> _Exercise instructions_:
Without the images, write out the whole listing exactly.

> _Supplied material_:

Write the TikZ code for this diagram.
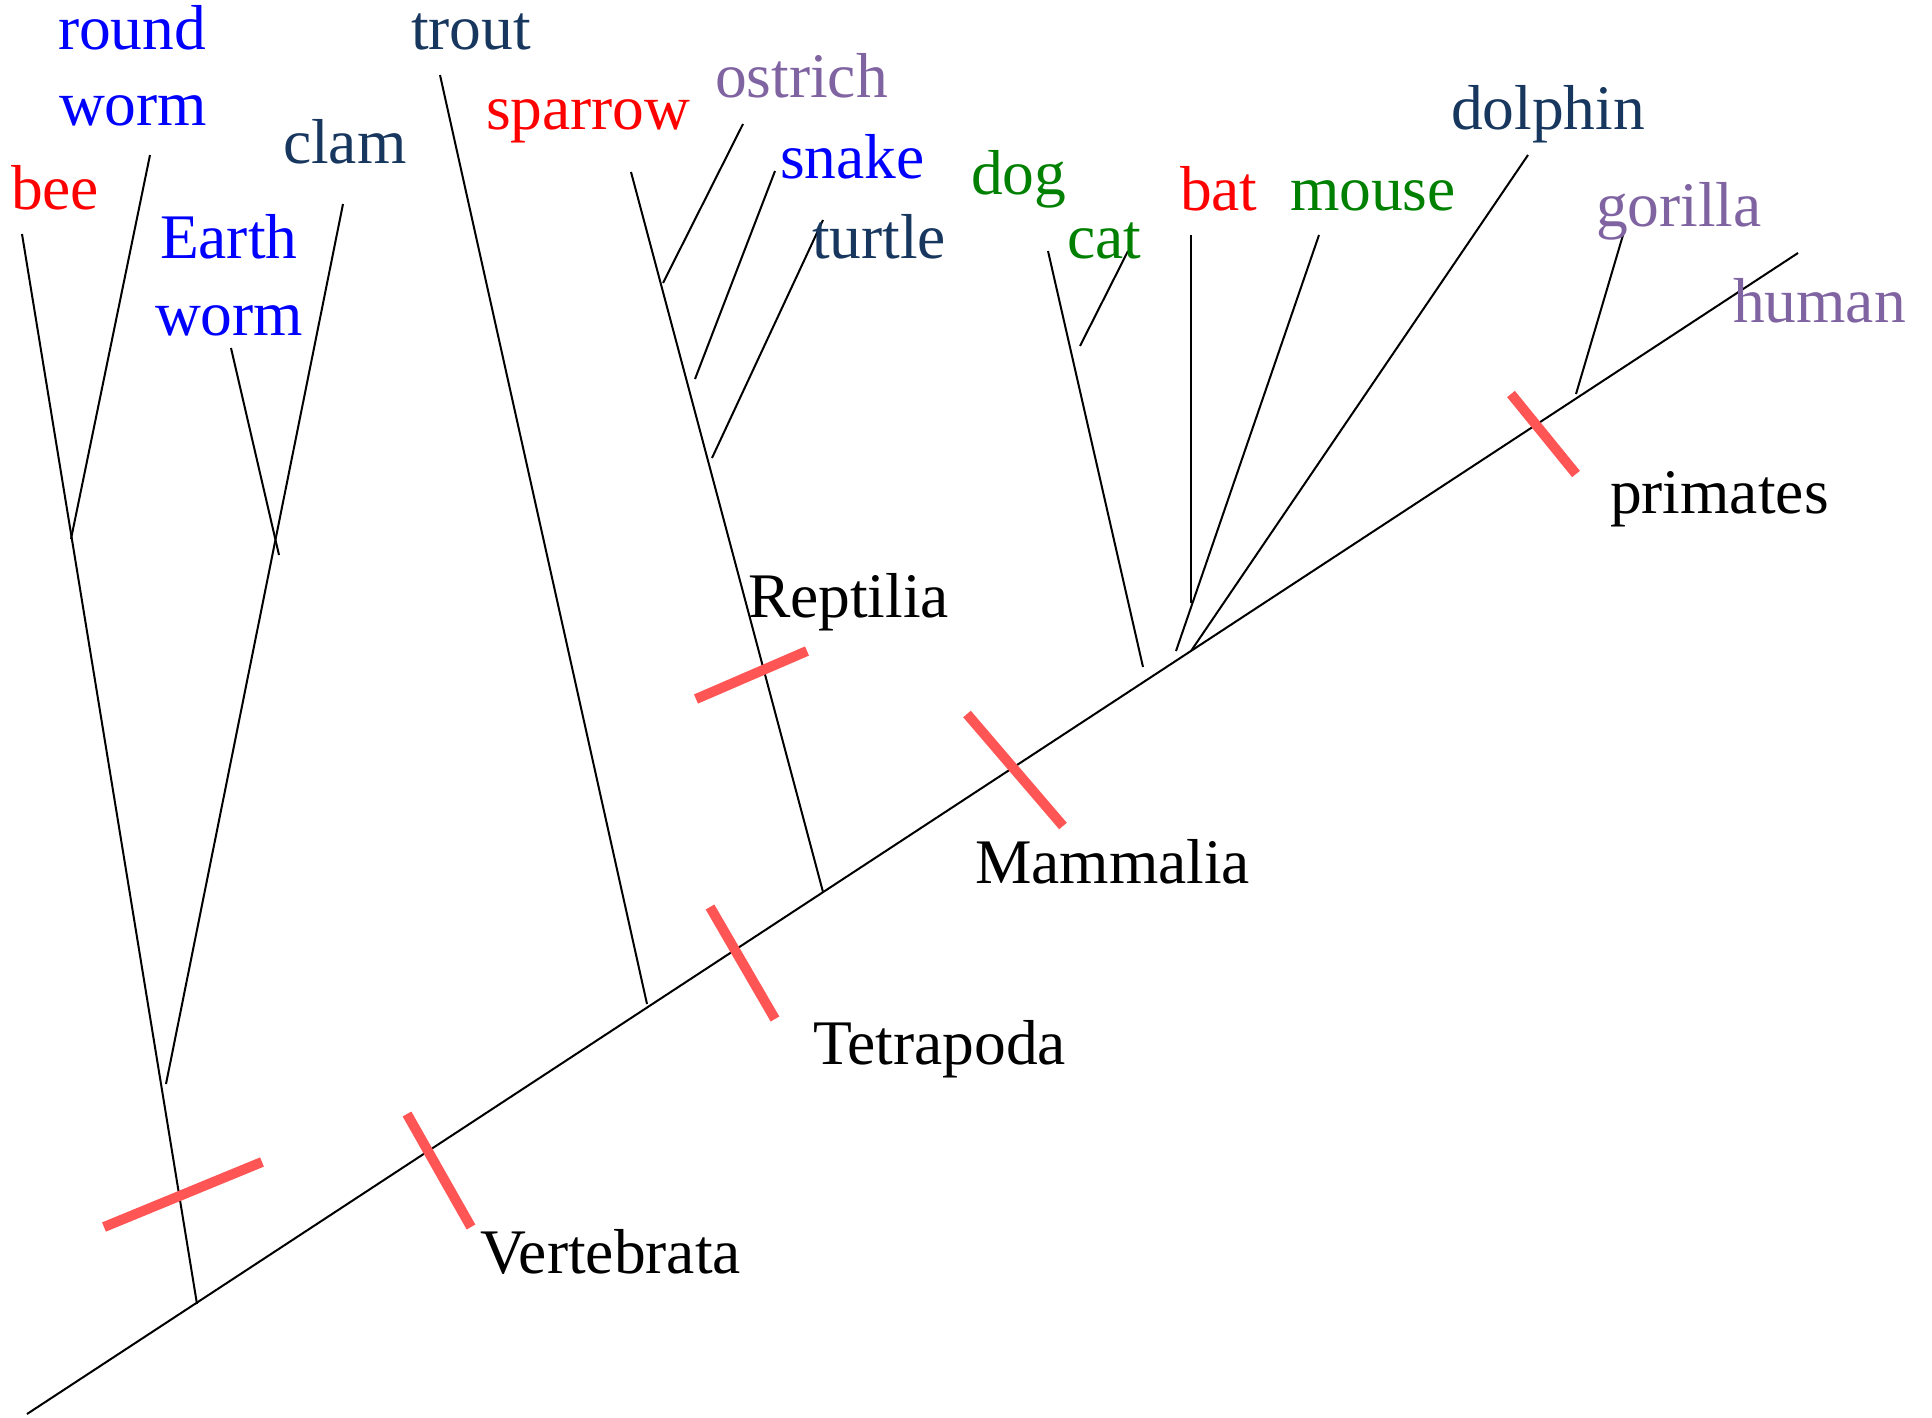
\documentclass[tikz,border=0pt]{standalone}
\usepackage{fontspec}
\setmainfont{Liberation Serif}
\definecolor{navy}{HTML}{17375E}
\definecolor{lilac}{HTML}{8064A2}
\definecolor{leaf}{HTML}{008000}
\definecolor{barred}{HTML}{FF5555}
\tikzset{
  branch/.style={line width=2pt, black},
  synapo/.style={line width=10pt, barred},
  taxon/.style={anchor=base west, inner sep=0pt, outer sep=0pt,
                font=\fontsize{63.5}{70}\selectfont},
}
\begin{document}
\begin{tikzpicture}[x=1pt, y=-1pt]
  \useasboundingbox (0,0) rectangle (1932,1418);

  % main stem of the tree
  \coordinate (root)   at (27,1414);
  \coordinate (apex)   at (1798,253);

  % branch points and tips
  \coordinate (beeB)   at (197,1304);  \coordinate (beeT)   at (22,234);
  \coordinate (rwB)    at (71,539);    \coordinate (rwT)    at (150,155);
  \coordinate (clamB)  at (166,1084);  \coordinate (clamT)  at (343,204);
  \coordinate (ewB)    at (279,555);   \coordinate (ewT)    at (231,348);
  \coordinate (troutB) at (647,1004);  \coordinate (troutT) at (440,75);
  \coordinate (sparB)  at (823,892);   \coordinate (sparT)  at (631,172);
  \coordinate (ostB)   at (663,283);   \coordinate (ostT)   at (743,124);
  \coordinate (snB)    at (695,379);   \coordinate (snT)    at (775,171);
  \coordinate (turB)   at (712,458);   \coordinate (turT)   at (823,220);
  \coordinate (dogB)   at (1143,667);  \coordinate (dogT)   at (1048,251);
  \coordinate (catB)   at (1080,346);  \coordinate (catT)   at (1128,251);
  \coordinate (batB)   at (1191,603);  \coordinate (batT)   at (1191,235);
  \coordinate (mouB)   at (1176,651);  \coordinate (mouT)   at (1319,235);
  \coordinate (dolB)   at (1191,651);  \coordinate (dolT)   at (1528,155);
  \coordinate (gorB)   at (1576,394);  \coordinate (gorT)   at (1623,235);

  \draw[branch] (root) -- (apex);
  \foreach \b/\t in {beeB/beeT, rwB/rwT, clamB/clamT, ewB/ewT, troutB/troutT,
                     sparB/sparT, ostB/ostT, snB/snT, turB/turT, dogB/dogT,
                     catB/catT, batB/batT, mouB/mouT, dolB/dolT, gorB/gorT}
    \draw[branch] (\b) -- (\t);

  % shared derived characters
  \coordinate (s1a) at (104,1227);  \coordinate (s1b) at (262,1162);
  \coordinate (s2a) at (407,1114);  \coordinate (s2b) at (471,1227);
  \coordinate (s3a) at (710,907);   \coordinate (s3b) at (775,1019);
  \coordinate (s4a) at (696,699);   \coordinate (s4b) at (807,651);
  \coordinate (s5a) at (967,714);   \coordinate (s5b) at (1063,826);
  \coordinate (s6a) at (1511,394);  \coordinate (s6b) at (1576,474);
  \foreach \a/\b in {s1a/s1b, s2a/s2b, s3a/s3b, s4a/s4b, s5a/s5b, s6a/s6b}
    \draw[synapo] (\a) -- (\b);

  % species
  \node[taxon, red]   (bee)     at (11,209)   {bee};
  \node[taxon, blue]  (round)   at (58,50)    {round};
  \node[taxon, blue]  (rworm)   at (59,126)   {worm};
  \node[taxon, blue]  (earth)   at (160,258)  {Earth};
  \node[taxon, blue]  (eworm)   at (155,335)  {worm};
  \node[taxon, navy]  (clam)    at (283,163)  {clam};
  \node[taxon, navy]  (trout)   at (411,50)   {trout};
  \node[taxon, red]   (sparrow) at (486,130)  {sparrow};
  \node[taxon, lilac] (ostrich) at (715,98)   {ostrich};
  \node[taxon, blue]  (snake)   at (780,178)  {snake};
  \node[taxon, navy]  (turtle)  at (812,258)  {turtle};
  \node[taxon, leaf]  (dog)     at (971,194)  {dog};
  \node[taxon, leaf]  (cat)     at (1067,258) {cat};
  \node[taxon, red]   (bat)     at (1180,210) {bat};
  \node[taxon, leaf]  (mouse)   at (1290,210) {mouse};
  \node[taxon, navy]  (dolphin) at (1451,130) {dolphin};
  \node[taxon, lilac] (gorilla) at (1596,226) {gorilla};
  \node[taxon, lilac] (human)   at (1733,322) {human};

  % clades
  \node[taxon] (primates)   at (1610,513)  {primates};
  \node[taxon] (reptilia)   at (748,617)   {Reptilia};
  \node[taxon] (mammalia)   at (975,883)   {Mammalia};
  \node[taxon] (tetrapoda)  at (813,1064)  {Tetrapoda};
  \node[taxon] (vertebrata) at (480,1273)  {Vertebrata};
\end{tikzpicture}
\end{document}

> _Exercise response_:
Write the TikZ code for this diagram.
\documentclass[tikz,border=0pt]{standalone}
\usepackage{fontspec}
\setmainfont{Liberation Serif}
\definecolor{navy}{HTML}{17375E}
\definecolor{lilac}{HTML}{8064A2}
\definecolor{leaf}{HTML}{008000}
\definecolor{barred}{HTML}{FF5555}
\tikzset{
  branch/.style={line width=2pt, black},
  synapo/.style={line width=10pt, barred},
  taxon/.style={anchor=base west, inner sep=0pt, outer sep=0pt,
                font=\fontsize{63.5}{70}\selectfont},
}
\begin{document}
\begin{tikzpicture}[x=1pt, y=-1pt]
  \useasboundingbox (0,0) rectangle (1932,1418);

  % main stem of the tree
  \coordinate (root)   at (27,1414);
  \coordinate (apex)   at (1798,253);

  % branch points and tips
  \coordinate (beeB)   at (197,1304);  \coordinate (beeT)   at (22,234);
  \coordinate (rwB)    at (71,539);    \coordinate (rwT)    at (150,155);
  \coordinate (clamB)  at (166,1084);  \coordinate (clamT)  at (343,204);
  \coordinate (ewB)    at (279,555);   \coordinate (ewT)    at (231,348);
  \coordinate (troutB) at (647,1004);  \coordinate (troutT) at (440,75);
  \coordinate (sparB)  at (823,892);   \coordinate (sparT)  at (631,172);
  \coordinate (ostB)   at (663,283);   \coordinate (ostT)   at (743,124);
  \coordinate (snB)    at (695,379);   \coordinate (snT)    at (775,171);
  \coordinate (turB)   at (712,458);   \coordinate (turT)   at (823,220);
  \coordinate (dogB)   at (1143,667);  \coordinate (dogT)   at (1048,251);
  \coordinate (catB)   at (1080,346);  \coordinate (catT)   at (1128,251);
  \coordinate (batB)   at (1191,603);  \coordinate (batT)   at (1191,235);
  \coordinate (mouB)   at (1176,651);  \coordinate (mouT)   at (1319,235);
  \coordinate (dolB)   at (1191,651);  \coordinate (dolT)   at (1528,155);
  \coordinate (gorB)   at (1576,394);  \coordinate (gorT)   at (1623,235);

  \draw[branch] (root) -- (apex);
  \foreach \b/\t in {beeB/beeT, rwB/rwT, clamB/clamT, ewB/ewT, troutB/troutT,
                     sparB/sparT, ostB/ostT, snB/snT, turB/turT, dogB/dogT,
                     catB/catT, batB/batT, mouB/mouT, dolB/dolT, gorB/gorT}
    \draw[branch] (\b) -- (\t);

  % shared derived characters
  \coordinate (s1a) at (104,1227);  \coordinate (s1b) at (262,1162);
  \coordinate (s2a) at (407,1114);  \coordinate (s2b) at (471,1227);
  \coordinate (s3a) at (710,907);   \coordinate (s3b) at (775,1019);
  \coordinate (s4a) at (696,699);   \coordinate (s4b) at (807,651);
  \coordinate (s5a) at (967,714);   \coordinate (s5b) at (1063,826);
  \coordinate (s6a) at (1511,394);  \coordinate (s6b) at (1576,474);
  \foreach \a/\b in {s1a/s1b, s2a/s2b, s3a/s3b, s4a/s4b, s5a/s5b, s6a/s6b}
    \draw[synapo] (\a) -- (\b);

  % species
  \node[taxon, red]   (bee)     at (11,209)   {bee};
  \node[taxon, blue]  (round)   at (58,50)    {round};
  \node[taxon, blue]  (rworm)   at (59,126)   {worm};
  \node[taxon, blue]  (earth)   at (160,258)  {Earth};
  \node[taxon, blue]  (eworm)   at (155,335)  {worm};
  \node[taxon, navy]  (clam)    at (283,163)  {clam};
  \node[taxon, navy]  (trout)   at (411,50)   {trout};
  \node[taxon, red]   (sparrow) at (486,130)  {sparrow};
  \node[taxon, lilac] (ostrich) at (715,98)   {ostrich};
  \node[taxon, blue]  (snake)   at (780,178)  {snake};
  \node[taxon, navy]  (turtle)  at (812,258)  {turtle};
  \node[taxon, leaf]  (dog)     at (971,194)  {dog};
  \node[taxon, leaf]  (cat)     at (1067,258) {cat};
  \node[taxon, red]   (bat)     at (1180,210) {bat};
  \node[taxon, leaf]  (mouse)   at (1290,210) {mouse};
  \node[taxon, navy]  (dolphin) at (1451,130) {dolphin};
  \node[taxon, lilac] (gorilla) at (1596,226) {gorilla};
  \node[taxon, lilac] (human)   at (1733,322) {human};

  % clades
  \node[taxon] (primates)   at (1610,513)  {primates};
  \node[taxon] (reptilia)   at (748,617)   {Reptilia};
  \node[taxon] (mammalia)   at (975,883)   {Mammalia};
  \node[taxon] (tetrapoda)  at (813,1064)  {Tetrapoda};
  \node[taxon] (vertebrata) at (480,1273)  {Vertebrata};
\end{tikzpicture}
\end{document}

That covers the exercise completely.